It may be inferred that the average reign of the early Bishop of Jerusalem was short indeed, for St. Simeon, the second incumbent, died in 116, and St. Narcissus, who died early in the 3rd century, was its thirtieth Bishop. St. Narcissus was almost eighty years of age when he ascended the episcopal throne of Jerusalem. More that a century had then elapsed since the city had been destroyed by the Romans, and it had since been rebuilt as Aelia Capitolina by the Emperor Hadrian.

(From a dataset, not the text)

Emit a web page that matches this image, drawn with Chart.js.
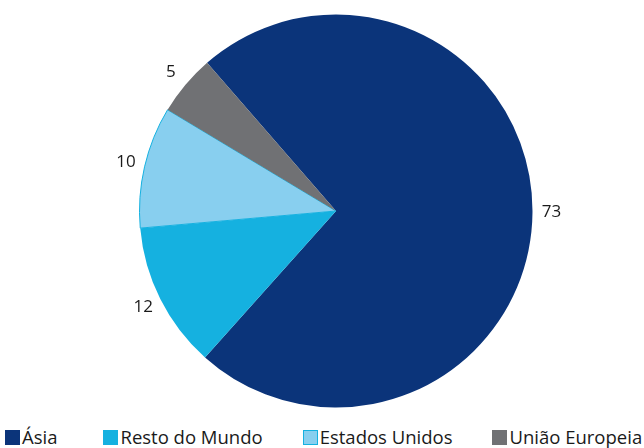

In 195, St. Narcissus, together with Theophitus, Bishop of Ceasarea in Palestine, presided over a Council held by the Bishops of Palestine in the last-named city, and it was decreed that Easter is always to be kept on a Sunday and not with Jewish Passover. According to Eusebius, the holy Bishop wrought several miracles. Notwithstanding his sanctity, the holy man was basely calumniated by certain members of his own flock, but God soon made his innocence known and the imprecations with which the calumniators had sought to confirm their words were terribly verified in their case.
The holy man left Jerusalem and retired into solitude, where he spent several years. Three Bishops governed the See in succession during his absence. On his return to his diocese, the faithful besought him resume the administration, which he did; but, bending under the weight of extreme old age, he made Alexander his coadjutor. He continued to serve his flock and other Churches by his assiduous prayers and his earnest exhortations to unity and concord. He died about the year 222. Eusebius testified that he once changed water into oil to supply the lamps of the church on the Vigil of Easter.
PRAYER: God, You made St. Narcissus an outstanding exemplar of Divine love and the faith that conquers the world, and added him to the roll of saintly pastors. Grant by his intercession that we may persevere in faith and love and become sharers of his glory. Amen.